In [2]:
import matplotlib.pyplot as plt
from torchvision import datasets, transforms
from torchvision.datasets import ImageFolder
from torch.utils.data import DataLoader

labels = {
    0: "Angry",
    1: "Disgust",
    2: "Fear",
    3: "Happy",
    4: "Neutral",
    5: "Sad",
    6: "Surprise",
    
}

transform = transforms.Compose([
    transforms.Resize((224, 224)),
    transforms.ToTensor(),
    transforms.Normalize([0.5]*3, [0.5]*3)  # RGB 정규화
])

train_dataset = datasets.ImageFolder('/kaggle/input/rafdataset/RAF dataset/train', transform=transform)
test_dataset = datasets.ImageFolder('/kaggle/input/rafdataset/RAF dataset/test', transform=transform)
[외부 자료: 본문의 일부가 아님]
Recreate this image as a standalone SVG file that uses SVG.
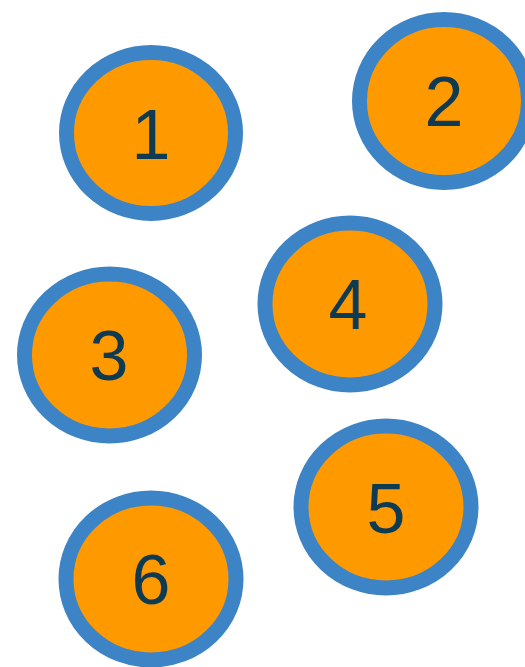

train_loader = DataLoader(train_dataset, batch_size=32, shuffle=True, num_workers=4, pin_memory=True)
test_loader = DataLoader(test_dataset, batch_size=32)

In [2]:
from facenet_pytorch import MTCNN
from PIL import Image, ImageEnhance, ImageStat
import torch
from torchvision import transforms

# 얼굴 탐지기 초기화
mtcnn = MTCNN(keep_all=False, device='cpu')  # 단일 얼굴만

def auto_brightness(image, target_mean=250):
    """
    현재 이미지의 밝기 평균을 측정해서,
    target_mean(예: 130)에 맞게 밝기 비율을 조정해주는 함수.
    """
    stat = ImageStat.Stat(image)
    mean = stat.mean[0]  # 흑백 이미지일 때는 채널이 1개

    # 밝기 보정 비율 계산
    brightness_factor = target_mean / (mean + 1e-5)

    # 너무 과한 보정은 방지 (안정화 범위 지정)
    brightness_factor = max(0.7, brightness_factor)

    enhancer = ImageEnhance.Brightness(image)
    return enhancer.enhance(brightness_factor)


image_path = 'Example.jpg' # 확인할 이미지
image = Image.open(image_path).convert("RGB")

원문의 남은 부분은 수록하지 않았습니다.